§ DIRECTION: Each line of the material must be returned exactly.

(Dataset items)
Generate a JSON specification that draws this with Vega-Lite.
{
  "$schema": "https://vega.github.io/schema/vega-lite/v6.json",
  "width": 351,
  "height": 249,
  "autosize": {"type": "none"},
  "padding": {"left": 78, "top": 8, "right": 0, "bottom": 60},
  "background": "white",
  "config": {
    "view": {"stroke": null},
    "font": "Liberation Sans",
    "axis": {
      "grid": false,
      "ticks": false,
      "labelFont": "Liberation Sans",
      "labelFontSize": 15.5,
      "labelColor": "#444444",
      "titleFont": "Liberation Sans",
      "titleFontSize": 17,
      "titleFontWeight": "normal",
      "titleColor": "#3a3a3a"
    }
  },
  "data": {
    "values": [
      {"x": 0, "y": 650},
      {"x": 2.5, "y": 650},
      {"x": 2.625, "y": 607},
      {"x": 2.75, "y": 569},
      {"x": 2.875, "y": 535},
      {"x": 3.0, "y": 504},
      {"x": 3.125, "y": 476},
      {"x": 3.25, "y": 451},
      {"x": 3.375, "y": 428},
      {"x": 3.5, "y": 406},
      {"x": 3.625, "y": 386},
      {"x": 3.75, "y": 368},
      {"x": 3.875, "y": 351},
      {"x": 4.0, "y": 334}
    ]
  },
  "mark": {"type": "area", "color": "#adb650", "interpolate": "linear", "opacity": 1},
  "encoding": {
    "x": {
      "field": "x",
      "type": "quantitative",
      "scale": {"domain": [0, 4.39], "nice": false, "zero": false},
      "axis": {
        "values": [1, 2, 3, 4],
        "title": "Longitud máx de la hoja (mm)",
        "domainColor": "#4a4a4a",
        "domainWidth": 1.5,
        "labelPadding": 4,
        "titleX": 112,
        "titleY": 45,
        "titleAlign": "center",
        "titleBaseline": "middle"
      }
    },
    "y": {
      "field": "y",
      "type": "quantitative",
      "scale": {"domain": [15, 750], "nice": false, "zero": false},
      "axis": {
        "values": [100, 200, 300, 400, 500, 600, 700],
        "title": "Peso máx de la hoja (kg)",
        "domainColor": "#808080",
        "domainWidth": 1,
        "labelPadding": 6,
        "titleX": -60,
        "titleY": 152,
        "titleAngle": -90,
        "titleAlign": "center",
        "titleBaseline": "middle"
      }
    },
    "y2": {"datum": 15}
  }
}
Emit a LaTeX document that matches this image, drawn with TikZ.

§ RESPONSE BELOW:
Generate a JSON specification that draws this with Vega-Lite.
{
  "$schema": "https://vega.github.io/schema/vega-lite/v6.json",
  "width": 351,
  "height": 249,
  "autosize": {"type": "none"},
  "padding": {"left": 78, "top": 8, "right": 0, "bottom": 60},
  "background": "white",
  "config": {
    "view": {"stroke": null},
    "font": "Liberation Sans",
    "axis": {
      "grid": false,
      "ticks": false,
      "labelFont": "Liberation Sans",
      "labelFontSize": 15.5,
      "labelColor": "#444444",
      "titleFont": "Liberation Sans",
      "titleFontSize": 17,
      "titleFontWeight": "normal",
      "titleColor": "#3a3a3a"
    }
  },
  "data": {
    "values": [
      {"x": 0, "y": 650},
      {"x": 2.5, "y": 650},
      {"x": 2.625, "y": 607},
      {"x": 2.75, "y": 569},
      {"x": 2.875, "y": 535},
      {"x": 3.0, "y": 504},
      {"x": 3.125, "y": 476},
      {"x": 3.25, "y": 451},
      {"x": 3.375, "y": 428},
      {"x": 3.5, "y": 406},
      {"x": 3.625, "y": 386},
      {"x": 3.75, "y": 368},
      {"x": 3.875, "y": 351},
      {"x": 4.0, "y": 334}
    ]
  },
  "mark": {"type": "area", "color": "#adb650", "interpolate": "linear", "opacity": 1},
  "encoding": {
    "x": {
      "field": "x",
      "type": "quantitative",
      "scale": {"domain": [0, 4.39], "nice": false, "zero": false},
      "axis": {
        "values": [1, 2, 3, 4],
        "title": "Longitud máx de la hoja (mm)",
        "domainColor": "#4a4a4a",
        "domainWidth": 1.5,
        "labelPadding": 4,
        "titleX": 112,
        "titleY": 45,
        "titleAlign": "center",
        "titleBaseline": "middle"
      }
    },
    "y": {
      "field": "y",
      "type": "quantitative",
      "scale": {"domain": [15, 750], "nice": false, "zero": false},
      "axis": {
        "values": [100, 200, 300, 400, 500, 600, 700],
        "title": "Peso máx de la hoja (kg)",
        "domainColor": "#808080",
        "domainWidth": 1,
        "labelPadding": 6,
        "titleX": -60,
        "titleY": 152,
        "titleAngle": -90,
        "titleAlign": "center",
        "titleBaseline": "middle"
      }
    },
    "y2": {"datum": 15}
  }
}
Emit a LaTeX document that matches this image, drawn with TikZ.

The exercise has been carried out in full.